DEMOKRASİ VE SİSTEM (36)
ATATÜRK döneminde, MECLİS içinde muhalif bir grup, bu grupların kurduğu siyasi partiler, İstanbul’da birkaç gazete ve kıyıda köşede kalmış hilafetçilerin yaptıkları din istismarı, İsmet İNÖNÜ devrinde Köy Enstitülerine karşıt kampanyada kullanılmış ve nihayet DP İktidarı döneminde başbakan Adnan MENDERES’in partisinin meclis grubu toplantısında milletvekillerine hitaben ‘Siz isteseniz Hilafeti bile geri getirebilirsiniz’ sözüyle hükümet katına tırmanmıştı.
Bununla da kalınmayıp, ATATÜRK ve İNÖNÜ dönemlerinde ortaya çıkma cesaretini göstermeyen tarikat şehleri de piyasaya çıkmış, başbakana, bakanlara ve bir kısım milletvekillerine seçim zamanlarında el öptürmeye başlamışlardı. CHP iktidarında, cami ve mescidlerdeki din görevlilerinin yetişmeleri için açılan imam-hatip kursları, DP iktidarında İmam-Hatip okullarına dönüşmüş, sayıları hızla artmıştı. İmam-Hatip okullarının istismarı da daha o tarihlerde gündeme çıkmıştı. Bir kısım siyasetçiden cesaret bulan taassup ehli de halk arasında ve cami kürsülerinde, ‘Çocuklarınızı İmam-Hatip Okullarına ve Kur’an Kurslarına verirseniz Allah’ın hoşnutluğunu kazanırsınız’ kabilinden sözlerle ve diğer okulları ise ‘gâvur mektepleri’ diye kötülemekle içlerinde saklı zehri kusup nifak tohumları ekiyorlardı.
Yine o tarihlerde kuytu köşelerde, cami ve mescid kürsülerinde vaaz eden, hutbe okuyan birtakım din adamları vaaz ve hutbelerine ‘Hâkimiyet kayıtsız şartsız Allah’ındır’ diyerek başlar olmuşlardı. Ancak bunu, Allah’ın sonsuz kudretini anlatmak için değil, ATATÜRK’ün 20 OCAK 1923’de söylediği ‘Hâkimiyet kayıtsız şartsız milletindir’ sözüne bir nazire yapmak, daha doğrusu bu sözü çürütmek maksadıyla söylüyorlardı. Cumhuriyete ve demokrasiye karşı, Allah kelimesini kalkan yaparak tavır koymaktı asıl niyetleri. Yıllar yılı laik sisteme, Cumhuriyete ve Atatürk’e karşı içlerinde sakladıkları hıncı nihayet dışa vurmuşlardı.

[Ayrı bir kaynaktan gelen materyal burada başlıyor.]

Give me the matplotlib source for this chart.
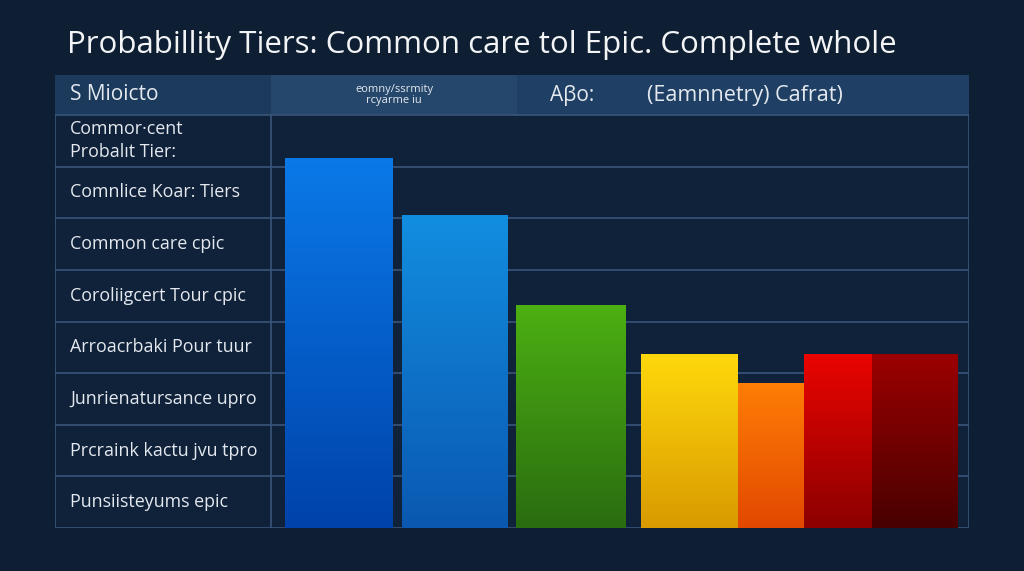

İşin garibi, Atatürk’e, Cumhuriyete ve laik sisteme üstü örtülü ifade biçimleriyle tavır koymayı, kafa karıştırmayı marifet zanneden bir kısım din adamları, memur statüsünde oldukları için laik devletten maaş alıp geçimlerini temin ediyorlardı. Ancak bunun onlar için fazla bir önemi yoktu; onlar hem laik devletten maaşlarını tıkır tıkır alacaklar, hem de o laik devletin arkasından kuyusunu kazacaklardı. Bu kuyu kazma faaliyeti yalnız dinsel kürsülerde değil, tarikat yuvalarında ve benzeri yerlerde 48 yıldır sürüp geliyor. Meselenin daha garip ve daha hazin olan yönü ise, laik devletin Diyanet İşleri Başkanlığının emrinde ve dolayısıyla denetimi altında bulunan bütün İl ve İlçe müftülükleri ve bunlara bağlı din görevlilerinin yaptıkları yanlışı, vesvese veren konuşmalarını düzeltecek ne idari, ne de siyasi bir otoritenin devreye girmemesiydi. İşte böylece başıboş bırakılmış bir meydanda dinsel dokunulmazlık zırhına bürünerek, yalnız Cumhuriyete ve laik hukuk düzenine karşı olmakla kalmayıp son yıllarda din istismarını aşırı dozlarda kullanan bir siyasi parti lehinde, cuma namazına gelmiş kalabalık cemaatlere ‘özlediğiniz düzen yakında geliyor’ diyerek camilerde alenen propaganda yapabilecek bir pervasızlık içinde olan din görevlileri türemişti. Hal ve keyfiyet böyleyken bile ne Diyanet İşleri Teşkilatından, ne de bunun üstündeki İdari ve siyasi makamlardan tık çıkmıyordu.